═══ Given data ═══
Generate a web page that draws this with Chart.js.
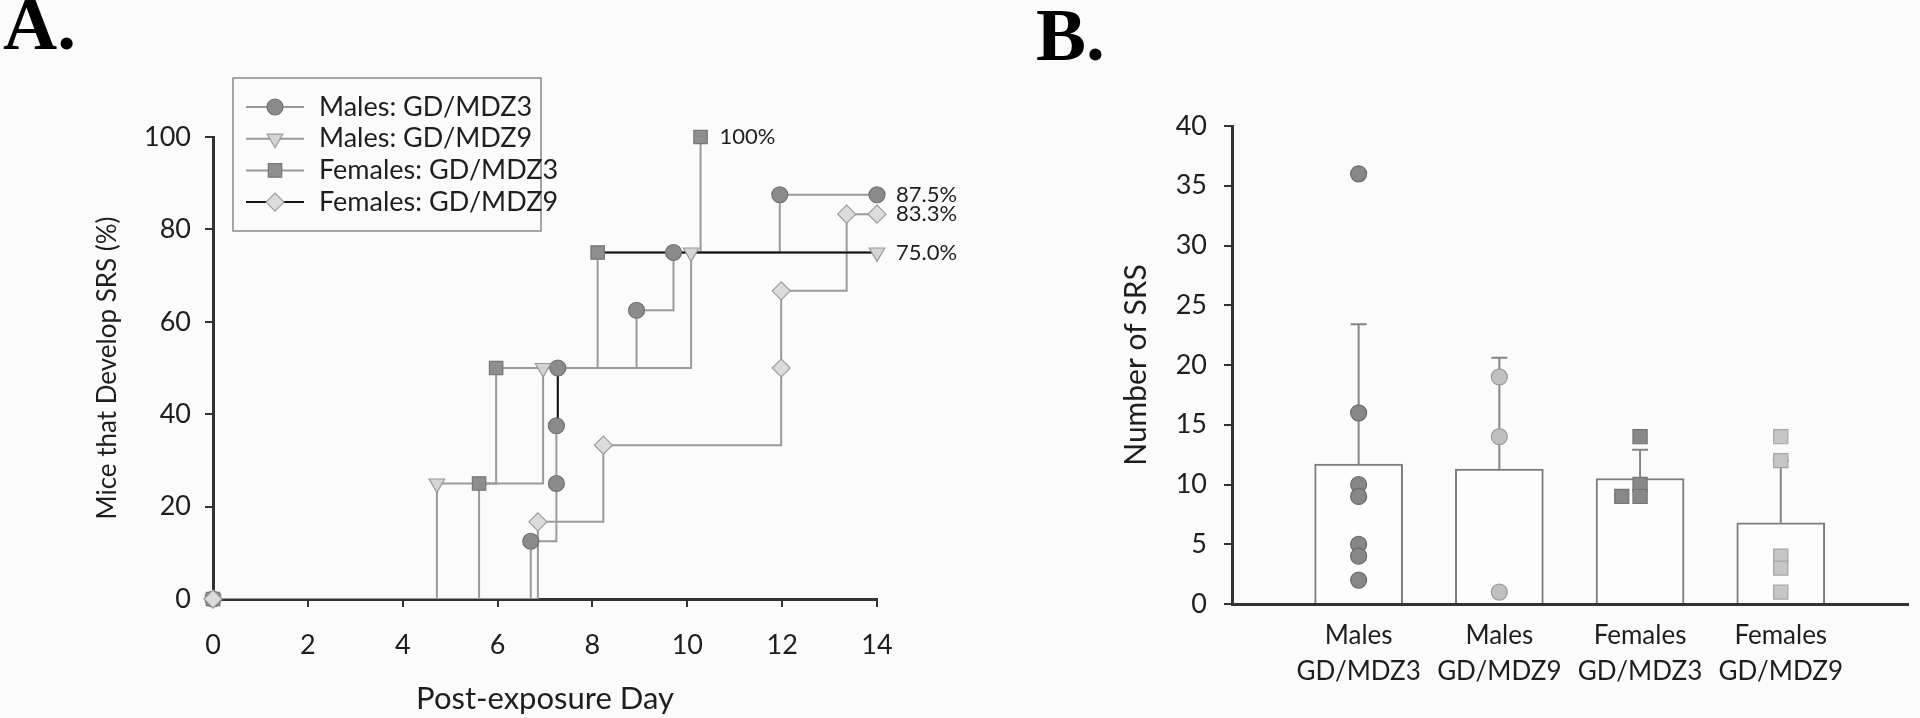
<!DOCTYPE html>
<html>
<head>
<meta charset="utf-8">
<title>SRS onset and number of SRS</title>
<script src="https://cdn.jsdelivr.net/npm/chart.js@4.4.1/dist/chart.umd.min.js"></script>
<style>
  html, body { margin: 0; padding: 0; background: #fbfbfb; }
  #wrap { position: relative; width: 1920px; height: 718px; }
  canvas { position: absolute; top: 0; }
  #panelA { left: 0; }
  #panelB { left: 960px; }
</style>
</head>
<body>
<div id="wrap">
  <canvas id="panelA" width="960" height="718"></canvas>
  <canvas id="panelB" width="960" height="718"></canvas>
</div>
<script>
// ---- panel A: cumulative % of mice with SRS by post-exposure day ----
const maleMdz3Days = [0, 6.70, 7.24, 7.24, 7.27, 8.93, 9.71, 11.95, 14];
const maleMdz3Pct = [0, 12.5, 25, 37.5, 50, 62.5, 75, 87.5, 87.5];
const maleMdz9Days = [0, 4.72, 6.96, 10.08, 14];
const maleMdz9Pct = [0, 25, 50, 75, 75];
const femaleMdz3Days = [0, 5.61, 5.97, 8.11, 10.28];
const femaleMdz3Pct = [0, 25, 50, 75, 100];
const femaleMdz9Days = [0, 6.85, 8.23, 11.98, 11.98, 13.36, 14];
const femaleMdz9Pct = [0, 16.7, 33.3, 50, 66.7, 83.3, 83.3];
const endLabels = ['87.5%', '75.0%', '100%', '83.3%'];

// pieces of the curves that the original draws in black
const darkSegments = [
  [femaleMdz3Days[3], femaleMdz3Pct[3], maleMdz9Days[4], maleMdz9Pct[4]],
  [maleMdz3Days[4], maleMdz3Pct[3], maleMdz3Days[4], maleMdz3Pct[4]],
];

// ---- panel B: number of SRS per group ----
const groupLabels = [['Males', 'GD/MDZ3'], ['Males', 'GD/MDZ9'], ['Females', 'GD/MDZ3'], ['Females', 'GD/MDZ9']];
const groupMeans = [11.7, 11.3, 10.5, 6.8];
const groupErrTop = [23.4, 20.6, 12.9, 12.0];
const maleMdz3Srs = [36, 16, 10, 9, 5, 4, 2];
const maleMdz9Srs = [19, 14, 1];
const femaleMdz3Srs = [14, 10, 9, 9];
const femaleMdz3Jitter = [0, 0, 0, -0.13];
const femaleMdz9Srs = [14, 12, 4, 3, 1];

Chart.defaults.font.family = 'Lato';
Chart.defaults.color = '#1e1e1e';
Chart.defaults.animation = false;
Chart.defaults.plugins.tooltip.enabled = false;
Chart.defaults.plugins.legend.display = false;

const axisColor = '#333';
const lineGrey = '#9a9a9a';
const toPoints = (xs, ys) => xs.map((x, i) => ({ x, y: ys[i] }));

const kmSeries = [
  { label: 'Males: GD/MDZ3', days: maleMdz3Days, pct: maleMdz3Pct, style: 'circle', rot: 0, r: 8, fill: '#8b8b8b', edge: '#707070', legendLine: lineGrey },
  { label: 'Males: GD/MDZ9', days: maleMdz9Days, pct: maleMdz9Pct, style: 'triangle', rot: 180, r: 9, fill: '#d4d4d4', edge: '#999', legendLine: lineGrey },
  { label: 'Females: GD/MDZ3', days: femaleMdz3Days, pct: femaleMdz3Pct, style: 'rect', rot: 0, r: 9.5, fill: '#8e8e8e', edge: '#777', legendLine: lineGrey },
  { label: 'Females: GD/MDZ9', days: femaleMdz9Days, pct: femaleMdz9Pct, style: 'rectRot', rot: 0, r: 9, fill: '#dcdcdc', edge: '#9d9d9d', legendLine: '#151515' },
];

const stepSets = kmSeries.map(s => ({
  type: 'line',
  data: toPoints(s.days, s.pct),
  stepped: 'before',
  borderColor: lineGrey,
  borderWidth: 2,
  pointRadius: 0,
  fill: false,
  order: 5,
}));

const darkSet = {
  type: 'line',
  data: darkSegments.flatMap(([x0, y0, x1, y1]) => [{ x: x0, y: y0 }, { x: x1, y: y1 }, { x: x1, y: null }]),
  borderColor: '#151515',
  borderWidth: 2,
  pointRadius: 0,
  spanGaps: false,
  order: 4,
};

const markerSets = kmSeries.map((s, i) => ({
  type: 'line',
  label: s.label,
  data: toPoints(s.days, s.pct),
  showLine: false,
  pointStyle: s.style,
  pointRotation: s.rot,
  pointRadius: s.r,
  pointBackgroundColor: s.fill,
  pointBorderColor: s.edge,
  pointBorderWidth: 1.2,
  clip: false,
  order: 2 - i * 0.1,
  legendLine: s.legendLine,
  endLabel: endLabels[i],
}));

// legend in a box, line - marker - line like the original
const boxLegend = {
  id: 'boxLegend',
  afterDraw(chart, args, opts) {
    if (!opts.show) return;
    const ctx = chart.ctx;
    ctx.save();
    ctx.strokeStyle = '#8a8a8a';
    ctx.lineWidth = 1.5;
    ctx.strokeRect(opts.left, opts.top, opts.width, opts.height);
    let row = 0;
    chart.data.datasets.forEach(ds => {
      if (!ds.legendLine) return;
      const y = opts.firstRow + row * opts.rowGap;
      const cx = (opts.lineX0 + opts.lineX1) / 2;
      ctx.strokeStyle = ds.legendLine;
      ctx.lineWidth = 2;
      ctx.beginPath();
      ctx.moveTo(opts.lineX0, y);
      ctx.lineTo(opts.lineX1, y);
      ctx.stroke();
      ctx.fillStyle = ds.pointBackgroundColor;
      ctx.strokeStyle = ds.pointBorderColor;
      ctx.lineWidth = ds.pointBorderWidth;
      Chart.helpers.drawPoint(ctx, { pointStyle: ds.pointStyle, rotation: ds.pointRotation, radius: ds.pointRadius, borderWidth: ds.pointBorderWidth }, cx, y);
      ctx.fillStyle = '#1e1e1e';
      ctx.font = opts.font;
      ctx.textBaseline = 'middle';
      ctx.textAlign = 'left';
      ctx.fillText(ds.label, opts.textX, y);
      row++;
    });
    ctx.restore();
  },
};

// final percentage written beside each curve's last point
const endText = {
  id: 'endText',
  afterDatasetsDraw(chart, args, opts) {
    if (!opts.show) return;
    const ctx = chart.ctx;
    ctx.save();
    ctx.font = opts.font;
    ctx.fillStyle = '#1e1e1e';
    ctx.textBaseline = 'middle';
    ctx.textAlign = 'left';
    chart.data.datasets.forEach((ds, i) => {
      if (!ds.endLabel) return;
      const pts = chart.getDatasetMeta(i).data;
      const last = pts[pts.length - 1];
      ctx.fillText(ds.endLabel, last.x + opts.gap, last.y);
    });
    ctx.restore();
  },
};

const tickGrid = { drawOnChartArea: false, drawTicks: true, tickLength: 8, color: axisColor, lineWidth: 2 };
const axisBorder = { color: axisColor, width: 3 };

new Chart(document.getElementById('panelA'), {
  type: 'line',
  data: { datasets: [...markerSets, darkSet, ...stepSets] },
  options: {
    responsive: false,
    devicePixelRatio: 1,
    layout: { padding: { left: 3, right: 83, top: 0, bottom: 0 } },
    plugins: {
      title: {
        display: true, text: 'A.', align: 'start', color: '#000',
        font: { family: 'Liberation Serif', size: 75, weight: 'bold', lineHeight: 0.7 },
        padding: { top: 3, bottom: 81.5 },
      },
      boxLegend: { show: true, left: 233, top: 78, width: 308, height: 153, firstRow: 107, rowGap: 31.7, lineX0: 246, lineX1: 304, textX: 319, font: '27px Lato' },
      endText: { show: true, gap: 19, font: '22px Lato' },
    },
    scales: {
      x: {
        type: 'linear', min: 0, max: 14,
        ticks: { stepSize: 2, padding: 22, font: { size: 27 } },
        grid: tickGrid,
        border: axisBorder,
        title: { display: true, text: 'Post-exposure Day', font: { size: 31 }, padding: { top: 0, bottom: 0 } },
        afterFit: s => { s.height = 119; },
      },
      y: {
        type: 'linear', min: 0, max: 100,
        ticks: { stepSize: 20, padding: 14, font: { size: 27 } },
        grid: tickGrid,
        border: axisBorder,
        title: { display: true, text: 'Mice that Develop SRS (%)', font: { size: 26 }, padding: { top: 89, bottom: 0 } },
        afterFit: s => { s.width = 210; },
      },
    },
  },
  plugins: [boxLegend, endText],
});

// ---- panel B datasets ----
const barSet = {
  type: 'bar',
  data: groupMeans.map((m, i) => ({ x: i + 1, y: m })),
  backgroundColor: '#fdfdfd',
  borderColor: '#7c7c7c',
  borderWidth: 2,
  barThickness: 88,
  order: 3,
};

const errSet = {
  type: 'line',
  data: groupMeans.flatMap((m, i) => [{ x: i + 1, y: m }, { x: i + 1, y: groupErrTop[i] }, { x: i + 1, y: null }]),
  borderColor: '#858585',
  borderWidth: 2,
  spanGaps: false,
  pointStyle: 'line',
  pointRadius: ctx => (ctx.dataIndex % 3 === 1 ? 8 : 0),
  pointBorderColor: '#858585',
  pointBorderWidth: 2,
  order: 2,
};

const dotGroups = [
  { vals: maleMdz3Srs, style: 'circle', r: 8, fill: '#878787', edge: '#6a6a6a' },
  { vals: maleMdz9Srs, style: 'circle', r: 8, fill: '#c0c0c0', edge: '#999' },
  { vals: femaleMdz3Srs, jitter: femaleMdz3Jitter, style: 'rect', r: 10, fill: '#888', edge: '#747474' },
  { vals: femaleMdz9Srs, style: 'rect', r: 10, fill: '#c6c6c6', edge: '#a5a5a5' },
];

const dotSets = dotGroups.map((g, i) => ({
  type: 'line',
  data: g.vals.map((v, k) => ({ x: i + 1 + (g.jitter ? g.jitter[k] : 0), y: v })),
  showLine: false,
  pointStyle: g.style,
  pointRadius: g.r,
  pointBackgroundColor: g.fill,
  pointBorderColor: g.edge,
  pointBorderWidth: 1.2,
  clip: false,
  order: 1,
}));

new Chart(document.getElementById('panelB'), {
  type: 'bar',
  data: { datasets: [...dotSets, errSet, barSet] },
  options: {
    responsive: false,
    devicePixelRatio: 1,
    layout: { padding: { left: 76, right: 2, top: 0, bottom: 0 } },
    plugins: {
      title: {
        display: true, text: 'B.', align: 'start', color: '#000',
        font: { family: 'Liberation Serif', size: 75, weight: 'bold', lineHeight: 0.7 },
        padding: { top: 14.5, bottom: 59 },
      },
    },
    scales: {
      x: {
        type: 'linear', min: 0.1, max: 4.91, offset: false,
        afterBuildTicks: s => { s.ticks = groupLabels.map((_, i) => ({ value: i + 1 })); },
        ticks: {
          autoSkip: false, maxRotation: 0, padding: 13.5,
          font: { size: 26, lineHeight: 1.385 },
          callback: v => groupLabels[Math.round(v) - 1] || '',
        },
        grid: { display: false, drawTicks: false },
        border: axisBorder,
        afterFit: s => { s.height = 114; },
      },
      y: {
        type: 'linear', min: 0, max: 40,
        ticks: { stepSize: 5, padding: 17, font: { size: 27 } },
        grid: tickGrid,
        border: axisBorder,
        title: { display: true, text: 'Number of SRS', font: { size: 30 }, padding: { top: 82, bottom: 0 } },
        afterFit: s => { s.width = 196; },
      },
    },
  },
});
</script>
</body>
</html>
═══
Given instruction: Using the material above, state how many lines include the string "that". Answer with a single number.

Exercise solution: 3